Daily Life Lessons from Rabbi Heschel

Year 2 Day 253

“The mitsvah, we have said, is our instrument in dealing with evil. But do we employ the instruments adequately? If kavanah is as intrinsic to the service of God as impartiality of judgment is to scientific investigation; if, in other words, it is not only essential what one does but also what one is motivated by, the possibility of true service, of genuine piety may be questioned.”(God in Search of Man pg. 387)

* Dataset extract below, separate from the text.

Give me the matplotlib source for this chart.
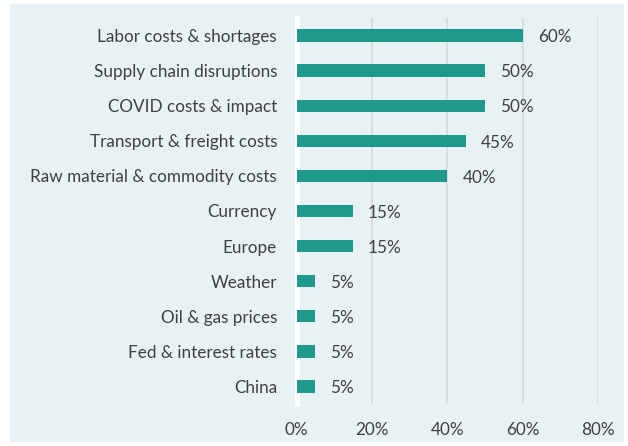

“The mitsvah, as we have said, is our instrument in dealing with evil” comes to remind us that we have to our deeds and actions have power. Yet, the “mitsvah” itself will not help us in “dealing with evil” unless and until our motivation, our kavanah, is pointed towards serving God. We are witnessing, once again, humanity’s use of the “mitsvah”, use of ‘the law’ to serve evil rather than deal with it. We are participating in this misuse as well. In yesterday’s LA Times, there was an op-ed describing “conspirituality”, a new concept to me, where yoga and conspiracy theories go together! Qanon and Yoga are being put together by some people. Deep and dark money is supporting the No Labels ‘party’ in a third party bid for the Presidency, Steve Bannon supports RFK Jr.’s ideas, Trump et al want to make the Presidency autocratic and usurp our Constitution by making the Executive Branch able to overrule the other supposedly co-equal branches of government. All of this in the name of religion, in the name of “love your country”, in the name of spirituality.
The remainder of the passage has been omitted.